たとえば、中途で外部から転職してきた人である。
この場合、優秀な人材であることがある程度事前にわかっていたとしても、従来からいる他の従業員に対する配慮や、実際に使えなかった場合のリスクなどを考えて、とりあえずはお試しということで、小さな権限のポジションに置いてみるということがよくある。

「小さくてもいいからまずはここで成果を出して周囲にその能力を認めさせてほしい。そうすれば次のステップに進める」とかなんとかいう。
もちろん、そうすることはある意味で合理性のある場合が多いし、うまくいく場合もあるだろう。

しかし、すべての場合にうまくいくやり方などない。
うまい具合に好シナリオにはまればいいが、うまくいかないケースも考えられる。
このように軽いポジションに配置された人は、仮に能力が高く全社的に貢献できる人材であったとしても、まずは設定された目標に合わせた部分最適となりやすい。結果的に高次の全体最適のためのパフォーマンスを発揮するのが難しくなってしまったり、タイムラグが生じてしまったりすることなどがある。

そしてワーストケースシナリオとしては、「とりあえず今のポジションにおいて成果を上げてほしいが、君に対する期待値は高いので、できれば他の部署を含めて全体的に俯瞰し、現状の課題を分析した上で解決策となる全社の戦略決定などについても積極的にからんでいって欲しい」などとやってしまうことである。
そう言われても、当人にはこれといった権限も裁量もないので、このような命題は最初から不可能となることがわかっている。
機能しないだけであればまだよいが、このリクエストに真摯に答えてしまうと、むしろ他部署の人間との間に軋轢を生んでしまうことすらありえるだろう。

これは、本来的に武力行使の権限を持たない自衛隊に対して、「いざとなれば超法規的に対応せよ」、というようなものに似ていて、経営者としては絶対に行ってはならないものである。
こうしたオーダーを行ってしまうことの根底には、社内に軋轢を生むことをおそれるあまり、抜擢人事を行う気構えもないくせに、部下に役割以上の働きを期待してしまうという助平心にある。
最初の軋轢は比較的に小さなものであれば、どこかの時点で改革的な人事を行うべきであるし、そのリスクが相対的に高いのであればそもそもそのようなオーダーを出すべきではないのである。
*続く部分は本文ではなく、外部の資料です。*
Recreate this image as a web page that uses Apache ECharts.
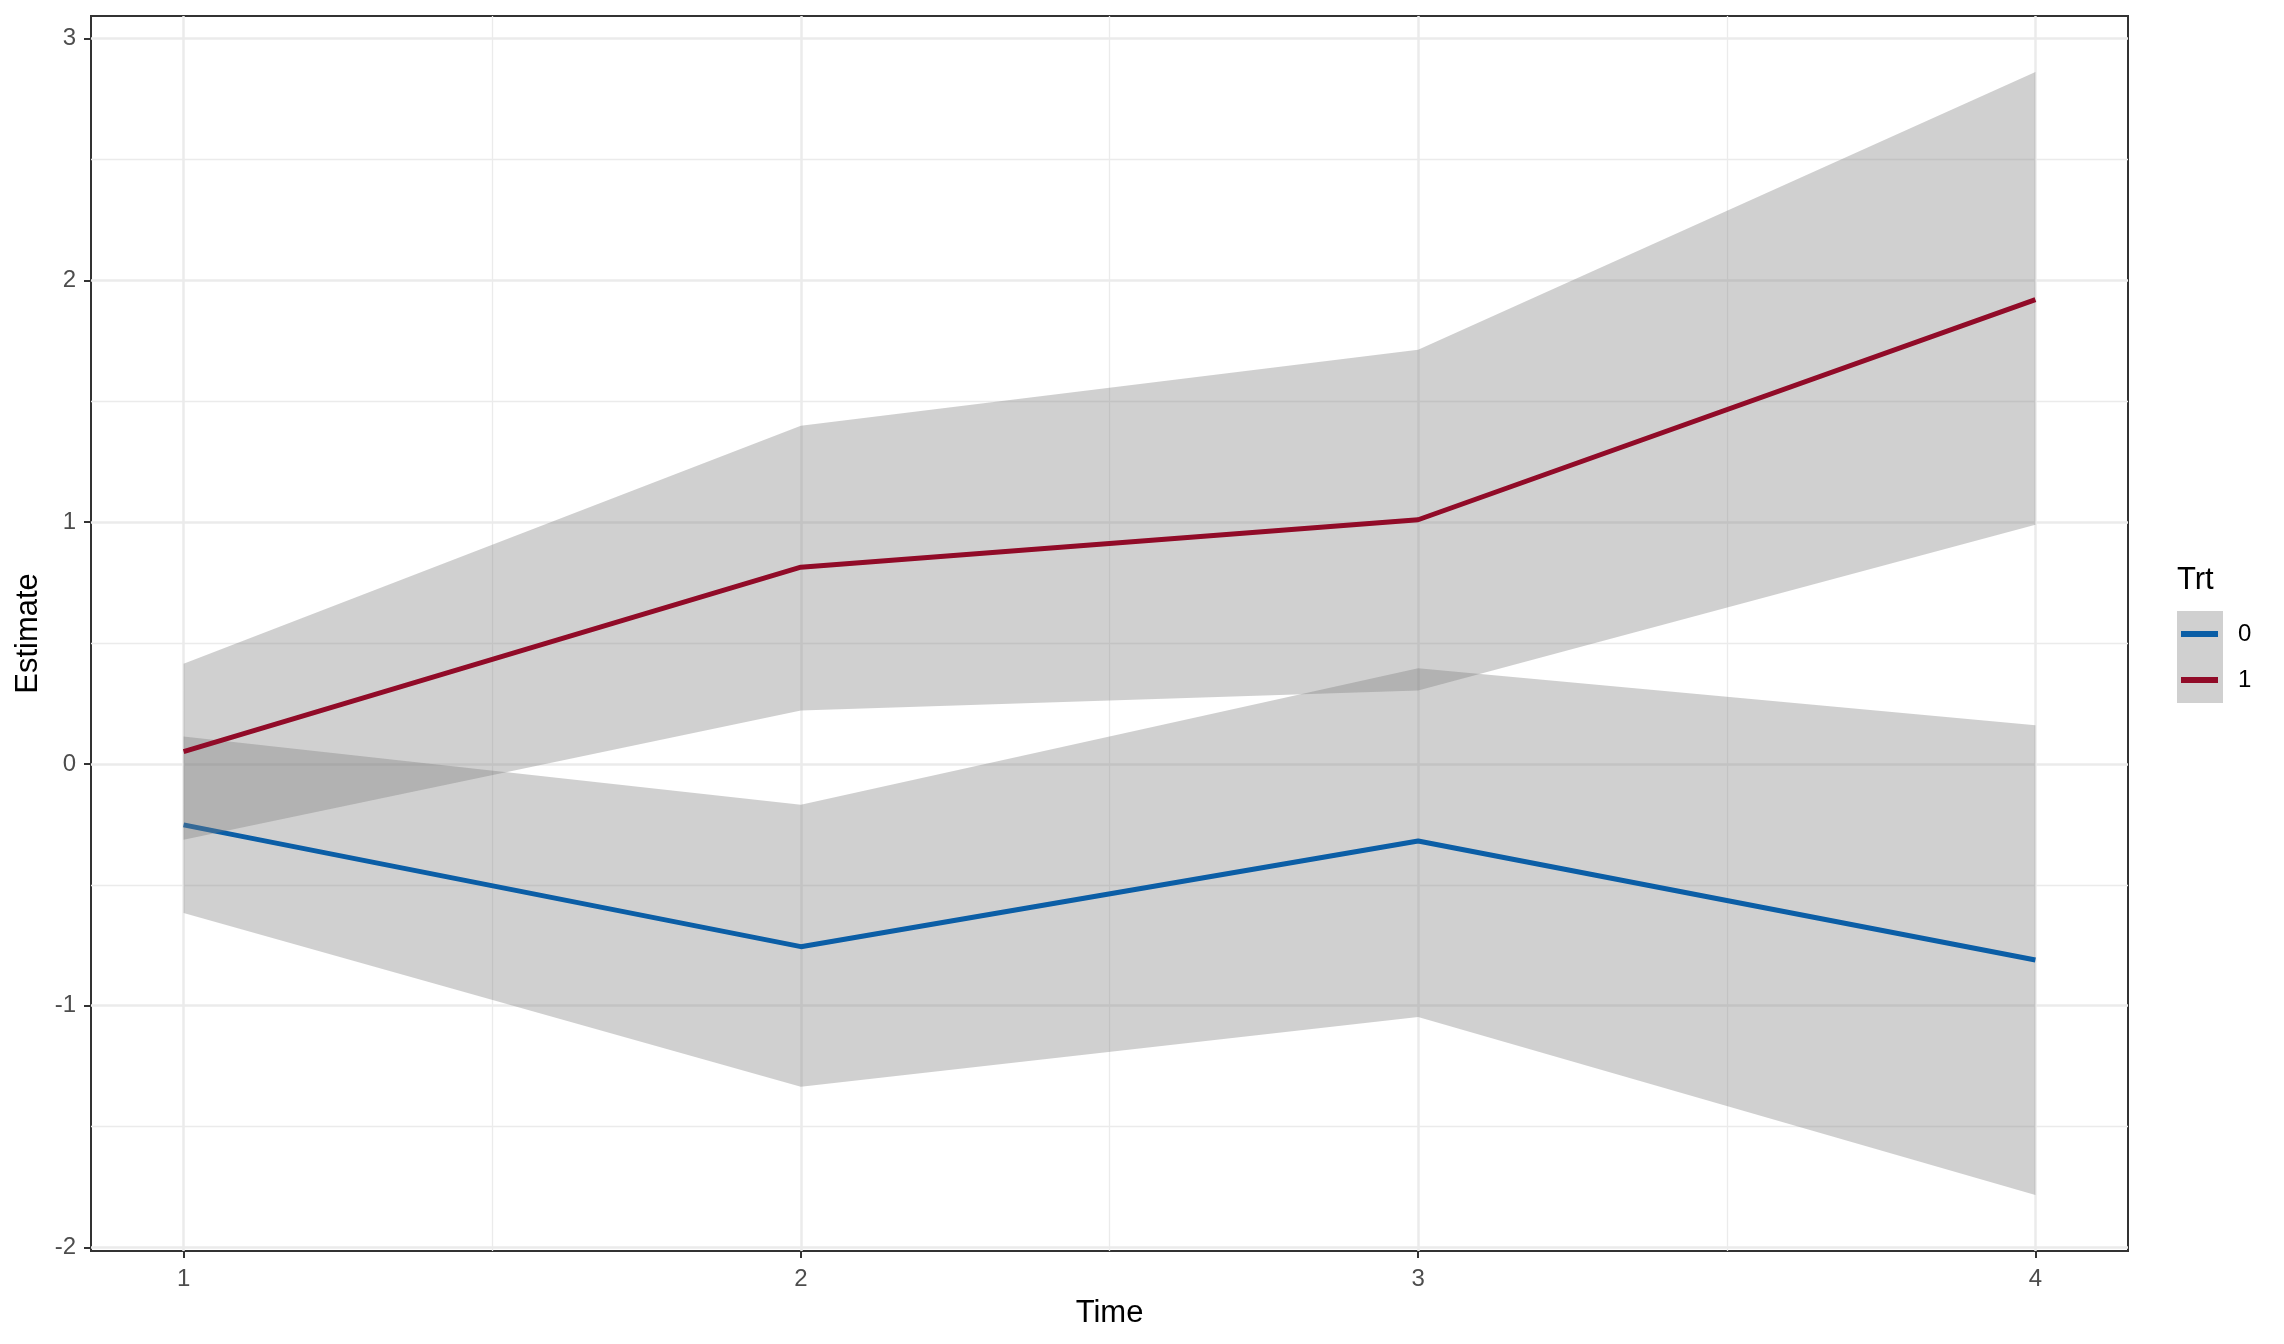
<!DOCTYPE html>
<html>
<head>
<meta charset="utf-8">
<script src="https://cdn.jsdelivr.net/npm/echarts@6/dist/echarts.min.js"></script>
<style>
html,body{margin:0;padding:0;background:#fff;}
#chart{width:2284px;height:1344px;}
</style>
</head>
<body>
<div id="chart"></div>
<script>
// ---- data ----
const time = [1, 2, 3, 4];
const est0 = [-0.252, -0.756, -0.319, -0.811];
const lo0  = [-0.617, -1.336, -1.047, -1.783];
const hi0  = [0.113, -0.169, 0.396, 0.160];
const est1 = [0.051, 0.814, 1.010, 1.921];
const lo1  = [-0.314, 0.221, 0.304, 0.989];
const hi1  = [0.414, 1.399, 1.713, 2.862];
const xTicks = [1, 2, 3, 4];
const xMinor = [1.5, 2.5, 3.5];
const yTicks = [-2, -1, 0, 1, 2, 3];
const yMinor = [-1.5, -0.5, 0.5, 1.5, 2.5];
const groups = ['0', '1'];

const FONT = 'Liberation Sans, Arial, Helvetica, sans-serif';
const BLUE = '#0B5EA6';
const RED = '#910B28';
const RIBBON = 'rgba(125,125,125,0.36)';

const chart = echarts.init(document.getElementById('chart'));

function ribbon(lo, hi, z) {
  return {
    type: 'custom',
    z: z,
    silent: true,
    data: time.map((t, i) => [t, lo[i], hi[i]]),
    encode: { x: 0, y: [1, 2] },
    renderItem: function (params, api) {
      if (params.dataIndex !== 0) return null;
      const pts = [];
      for (let i = 0; i < time.length; i++) pts.push(api.coord([time[i], hi[i]]));
      for (let i = time.length - 1; i >= 0; i--) pts.push(api.coord([time[i], lo[i]]));
      return { type: 'polygon', shape: { points: pts }, style: { fill: RIBBON } };
    }
  };
}

function line(name, est, color, z) {
  return {
    type: 'line',
    name: name,
    z: z,
    data: time.map((t, i) => [t, est[i]]),
    showSymbol: false,
    symbol: 'none',
    color: color,
    lineStyle: { color: color, width: 5 },
    itemStyle: { color: color },
    emphasis: { disabled: true },
    animation: false
  };
}

const xMin = 0.85, xMax = 4.15, yMin = -2.015, yMax = 3.094;

const option = {
  animation: false,
  textStyle: { fontFamily: FONT },
  grid: {
    left: 91, right: 156, top: 16, bottom: 93,
    outerBoundsMode: 'none',
    containLabel: false,
    show: true, borderColor: '#333333', borderWidth: 2, backgroundColor: 'transparent'
  },
  xAxis: [
    {
      type: 'value', min: xMin, max: xMax, position: 'bottom',
      name: 'Time', nameLocation: 'middle', nameGap: 47,
      nameTextStyle: { fontSize: 31, color: '#000', fontFamily: FONT },
      axisLine: { show: false, onZero: false },
      axisTick: { show: true, length: 7, lineStyle: { color: '#333', width: 2 }, customValues: xTicks },
      axisLabel: { customValues: xTicks, fontSize: 24, color: '#4D4D4D', margin: 16, fontFamily: FONT },
      splitLine: { show: true, lineStyle: { color: '#EBEBEB', width: 2.5 } }
    },
    {
      type: 'value', min: xMin, max: xMax, position: 'top',
      axisLine: { show: false, onZero: false },
      axisTick: { show: false, customValues: xMinor },
      axisLabel: { show: false, customValues: xMinor },
      splitLine: { show: true, lineStyle: { color: '#EBEBEB', width: 1.3 } }
    }
  ],
  yAxis: [
    {
      type: 'value', min: yMin, max: yMax, position: 'left',
      name: 'Estimate', nameLocation: 'middle', nameGap: 46, nameRotate: 90,
      nameTextStyle: { fontSize: 31, color: '#000', fontFamily: FONT },
      axisLine: { show: false, onZero: false },
      axisTick: { show: true, length: 7, lineStyle: { color: '#333', width: 2 }, customValues: yTicks },
      axisLabel: { customValues: yTicks, fontSize: 24, color: '#4D4D4D', margin: 15, fontFamily: FONT },
      splitLine: { show: true, lineStyle: { color: '#EBEBEB', width: 2.5 } }
    },
    {
      type: 'value', min: yMin, max: yMax, position: 'right',
      axisLine: { show: false, onZero: false },
      axisTick: { show: false, customValues: yMinor },
      axisLabel: { show: false, customValues: yMinor },
      splitLine: { show: true, lineStyle: { color: '#EBEBEB', width: 1.3 } }
    }
  ],
  legend: {
    data: groups,
    orient: 'vertical',
    left: 2181, top: 611,
    padding: 0,
    itemGap: 0,
    itemWidth: 37, itemHeight: 6,
    icon: 'rect',
    selectedMode: false,
    textStyle: { fontSize: 24, color: '#000', lineHeight: 46, fontFamily: FONT, padding: [0, 0, 0, 15] }
  },
  graphic: [
    { type: 'rect', z: 0, silent: true, shape: { x: 2177, y: 611, width: 46, height: 92 }, style: { fill: '#D0D0D0' } },
    { type: 'text', z: 1, silent: true, x: 2177, y: 580,
      style: { text: 'Trt', font: '31px ' + FONT, fill: '#000', verticalAlign: 'middle', align: 'left' } }
  ],
  series: [
    ribbon(lo0, hi0, 2),
    line(groups[0], est0, BLUE, 3),
    ribbon(lo1, hi1, 4),
    line(groups[1], est1, RED, 5)
  ]
};
chart.setOption(option);
</script>
</body>
</html>
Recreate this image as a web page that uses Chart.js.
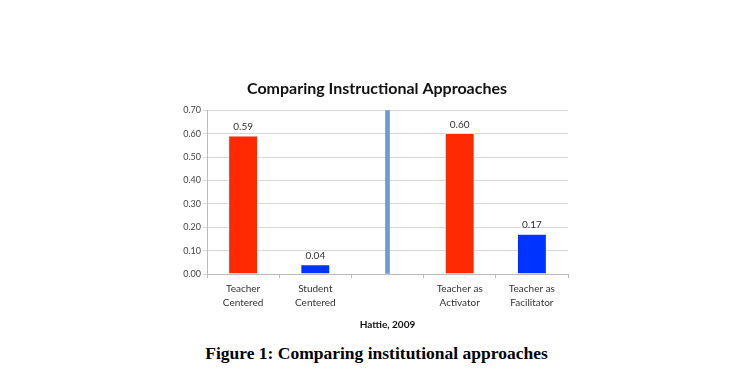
<!DOCTYPE html>
<html>
<head>
<meta charset="utf-8">
<script src="https://cdn.jsdelivr.net/npm/chart.js@4.4.0/dist/chart.umd.min.js"></script>
<style>
  html, body { margin: 0; padding: 0; background: #fff; }
  #wrap { position: absolute; left: 0; top: 0; width: 731px; height: 331px; }
  #caption {
    position: absolute; left: 0; top: 343px; width: 753px; text-align: center;
    font-family: "Liberation Serif", serif; font-weight: bold; font-size: 17.5px; color: #000;
  }
</style>
</head>
<body>
<div id="wrap"><canvas id="approachChart"></canvas></div>
<div id="caption">Figure 1: Comparing institutional approaches</div>
<script>
// categories and values
var categories = [["Teacher", "Centered"], ["Student", "Centered"], "", ["Teacher as", "Activator"], ["Teacher as", "Facilitator"]];
var effectSizes = [0.59, 0.04, null, 0.60, 0.17];
var dividerValues = [null, null, 0.70, null, null];
var barColors = ["#ff2a00", "#0033ff", "#ff2a00", "#ff2a00", "#0033ff"];
var yTicks = [0, 0.1, 0.2, 0.3, 0.4, 0.5, 0.6, 0.7];

// value labels above the bars
var valueLabels = {
    id: 'valueLabels',
    afterDatasetsDraw: function (chart) {
        var ctx = chart.ctx;
        var meta = chart.getDatasetMeta(0);
        ctx.save();
        ctx.font = '10px Lato, sans-serif';
        ctx.fillStyle = '#333';
        ctx.textAlign = 'center';
        ctx.textBaseline = 'bottom';
        meta.data.forEach(function (bar, i) {
            if (effectSizes[i] === null) return;
            ctx.fillText(effectSizes[i].toFixed(2), bar.x, bar.y - 4);
        });
        ctx.restore();
    }
};

var chart = new Chart(document.getElementById('approachChart'), {
    type: 'bar',
    data: {
        labels: categories,
        datasets: [{
            data: effectSizes,
            backgroundColor: barColors,
            borderColor: '#e8e8ff',
            borderWidth: 0.5,
            barPercentage: 0.4,
            categoryPercentage: 1,
            grouped: false
        }, {
            data: dividerValues,
            backgroundColor: '#6b9bd2',
            barThickness: 4,
            grouped: false
        }]
    },
    options: {
        responsive: true,
        maintainAspectRatio: false,
        animation: false,
        layout: { padding: { left: 167, right: 144, top: 0, bottom: 0 } },
        plugins: {
            legend: { display: false },
            tooltip: { enabled: false },
            title: {
                display: true,
                text: 'Comparing Instructional Approaches',
                color: '#111',
                font: { family: 'Lato, sans-serif', size: 16, weight: 'bold' },
                padding: { top: 79, bottom: 12 }
            }
        },
        scales: {
            x: {
                grid: { display: true, drawOnChartArea: false, offset: true, color: '#bbb', tickLength: 4 },
                border: { color: '#bbb' },
                ticks: { color: '#333', font: { family: 'Lato, sans-serif', size: 10, lineHeight: 1.4 }, padding: 4, maxRotation: 0, autoSkip: false },
                title: {
                    display: true, text: 'Hattie, 2009', color: '#111',
                    font: { family: 'Lato, sans-serif', size: 10, weight: 'bold' },
                    padding: { top: 5, bottom: 0 }
                }
            },
            y: {
                min: 0, max: 0.7,
                afterBuildTicks: function (scale) {
                    scale.ticks = yTicks.map(function (v) { return { value: v }; });
                },
                afterFit: function (scale) { scale.width = 40; },
                grid: { color: '#d9d9d9', tickLength: 4 },
                border: { color: '#bbb' },
                ticks: {
                    color: '#444', font: { family: 'Lato, sans-serif', size: 9 }, padding: 2,
                    callback: function (v) { return v.toFixed(2); }
                }
            },
            // empty right-hand spacer so the title sits where it does in the original
            spacer: {
                position: 'right',
                min: 0, max: 0.7,
                afterFit: function (scale) { scale.width = 19; },
                grid: { display: false },
                border: { display: false },
                ticks: { display: false }
            }
        }
    },
    plugins: [valueLabels]
});
</script>
</body>
</html>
そもそもそういった人材を獲得したことには本来的な狙いがあるはずで、社内におけるある課題を解決するためであろう(そうでなければそもそも抜擢人事は必要ない)。
したがって、①抜擢人事を行うことによって生まれる社内の軋轢というリスクと、②抜擢人事を行わず現状の課題をおざなりにするというリスクの、比較衡量ということになる。

抜擢人事という解決策は、双方のリスクの後者しか解決できないのであるから、これを行わずに後者をもあわせて対策しようというのは、不合理であり不誠実ですらある。